Exercise instructions: Reproduce the following material exactly, including every line.

-- START Recorded information --

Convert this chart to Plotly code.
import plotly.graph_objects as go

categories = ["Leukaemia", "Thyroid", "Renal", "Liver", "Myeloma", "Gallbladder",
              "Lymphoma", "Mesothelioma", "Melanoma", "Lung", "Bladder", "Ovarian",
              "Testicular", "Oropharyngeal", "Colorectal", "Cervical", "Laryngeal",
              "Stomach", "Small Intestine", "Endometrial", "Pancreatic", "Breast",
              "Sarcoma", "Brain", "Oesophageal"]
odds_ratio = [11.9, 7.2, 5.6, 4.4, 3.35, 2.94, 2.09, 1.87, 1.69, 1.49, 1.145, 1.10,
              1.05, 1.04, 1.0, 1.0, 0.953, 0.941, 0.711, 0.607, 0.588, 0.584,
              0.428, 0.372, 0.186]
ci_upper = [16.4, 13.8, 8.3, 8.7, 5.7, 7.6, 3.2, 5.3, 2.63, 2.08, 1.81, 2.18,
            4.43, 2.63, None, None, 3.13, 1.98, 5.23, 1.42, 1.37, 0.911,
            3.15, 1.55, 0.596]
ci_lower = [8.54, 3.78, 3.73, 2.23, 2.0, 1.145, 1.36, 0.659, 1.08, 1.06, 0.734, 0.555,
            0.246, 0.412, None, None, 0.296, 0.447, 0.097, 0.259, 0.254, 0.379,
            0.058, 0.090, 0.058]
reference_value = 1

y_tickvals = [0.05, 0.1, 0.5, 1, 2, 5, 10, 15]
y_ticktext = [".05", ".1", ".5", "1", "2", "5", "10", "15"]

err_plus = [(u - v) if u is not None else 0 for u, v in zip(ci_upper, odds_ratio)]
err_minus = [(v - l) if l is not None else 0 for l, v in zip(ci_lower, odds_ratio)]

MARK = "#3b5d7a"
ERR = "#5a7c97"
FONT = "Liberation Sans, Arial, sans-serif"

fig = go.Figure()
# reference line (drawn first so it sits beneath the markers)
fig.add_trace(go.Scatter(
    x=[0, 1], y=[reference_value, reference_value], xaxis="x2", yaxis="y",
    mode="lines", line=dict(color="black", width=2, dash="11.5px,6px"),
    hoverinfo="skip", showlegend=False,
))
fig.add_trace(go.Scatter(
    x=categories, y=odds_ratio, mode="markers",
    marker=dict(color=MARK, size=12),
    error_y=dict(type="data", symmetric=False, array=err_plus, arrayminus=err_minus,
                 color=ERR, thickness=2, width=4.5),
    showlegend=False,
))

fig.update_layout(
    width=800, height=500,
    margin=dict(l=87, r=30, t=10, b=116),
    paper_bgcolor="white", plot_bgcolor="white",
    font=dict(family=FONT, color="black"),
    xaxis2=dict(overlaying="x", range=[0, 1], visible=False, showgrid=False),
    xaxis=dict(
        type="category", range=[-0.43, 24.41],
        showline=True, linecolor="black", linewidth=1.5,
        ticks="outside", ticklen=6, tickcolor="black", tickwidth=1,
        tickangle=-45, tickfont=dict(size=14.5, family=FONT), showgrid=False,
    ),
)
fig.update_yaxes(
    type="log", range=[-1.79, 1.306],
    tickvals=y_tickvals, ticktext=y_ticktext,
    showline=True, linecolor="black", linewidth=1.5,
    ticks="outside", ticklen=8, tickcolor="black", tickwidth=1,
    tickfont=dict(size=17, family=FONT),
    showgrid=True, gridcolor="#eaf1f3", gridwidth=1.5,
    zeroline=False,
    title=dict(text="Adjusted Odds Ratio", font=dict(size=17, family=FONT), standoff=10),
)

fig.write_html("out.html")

-- END Recorded information --

Response to the exercise:
Convert this chart to Plotly code.
import plotly.graph_objects as go

categories = ["Leukaemia", "Thyroid", "Renal", "Liver", "Myeloma", "Gallbladder",
              "Lymphoma", "Mesothelioma", "Melanoma", "Lung", "Bladder", "Ovarian",
              "Testicular", "Oropharyngeal", "Colorectal", "Cervical", "Laryngeal",
              "Stomach", "Small Intestine", "Endometrial", "Pancreatic", "Breast",
              "Sarcoma", "Brain", "Oesophageal"]
odds_ratio = [11.9, 7.2, 5.6, 4.4, 3.35, 2.94, 2.09, 1.87, 1.69, 1.49, 1.145, 1.10,
              1.05, 1.04, 1.0, 1.0, 0.953, 0.941, 0.711, 0.607, 0.588, 0.584,
              0.428, 0.372, 0.186]
ci_upper = [16.4, 13.8, 8.3, 8.7, 5.7, 7.6, 3.2, 5.3, 2.63, 2.08, 1.81, 2.18,
            4.43, 2.63, None, None, 3.13, 1.98, 5.23, 1.42, 1.37, 0.911,
            3.15, 1.55, 0.596]
ci_lower = [8.54, 3.78, 3.73, 2.23, 2.0, 1.145, 1.36, 0.659, 1.08, 1.06, 0.734, 0.555,
            0.246, 0.412, None, None, 0.296, 0.447, 0.097, 0.259, 0.254, 0.379,
            0.058, 0.090, 0.058]
reference_value = 1

y_tickvals = [0.05, 0.1, 0.5, 1, 2, 5, 10, 15]
y_ticktext = [".05", ".1", ".5", "1", "2", "5", "10", "15"]

err_plus = [(u - v) if u is not None else 0 for u, v in zip(ci_upper, odds_ratio)]
err_minus = [(v - l) if l is not None else 0 for l, v in zip(ci_lower, odds_ratio)]

MARK = "#3b5d7a"
ERR = "#5a7c97"
FONT = "Liberation Sans, Arial, sans-serif"

fig = go.Figure()
# reference line (drawn first so it sits beneath the markers)
fig.add_trace(go.Scatter(
    x=[0, 1], y=[reference_value, reference_value], xaxis="x2", yaxis="y",
    mode="lines", line=dict(color="black", width=2, dash="11.5px,6px"),
    hoverinfo="skip", showlegend=False,
))
fig.add_trace(go.Scatter(
    x=categories, y=odds_ratio, mode="markers",
    marker=dict(color=MARK, size=12),
    error_y=dict(type="data", symmetric=False, array=err_plus, arrayminus=err_minus,
                 color=ERR, thickness=2, width=4.5),
    showlegend=False,
))

fig.update_layout(
    width=800, height=500,
    margin=dict(l=87, r=30, t=10, b=116),
    paper_bgcolor="white", plot_bgcolor="white",
    font=dict(family=FONT, color="black"),
    xaxis2=dict(overlaying="x", range=[0, 1], visible=False, showgrid=False),
    xaxis=dict(
        type="category", range=[-0.43, 24.41],
        showline=True, linecolor="black", linewidth=1.5,
        ticks="outside", ticklen=6, tickcolor="black", tickwidth=1,
        tickangle=-45, tickfont=dict(size=14.5, family=FONT), showgrid=False,
    ),
)
fig.update_yaxes(
    type="log", range=[-1.79, 1.306],
    tickvals=y_tickvals, ticktext=y_ticktext,
    showline=True, linecolor="black", linewidth=1.5,
    ticks="outside", ticklen=8, tickcolor="black", tickwidth=1,
    tickfont=dict(size=17, family=FONT),
    showgrid=True, gridcolor="#eaf1f3", gridwidth=1.5,
    zeroline=False,
    title=dict(text="Adjusted Odds Ratio", font=dict(size=17, family=FONT), standoff=10),
)

fig.write_html("out.html")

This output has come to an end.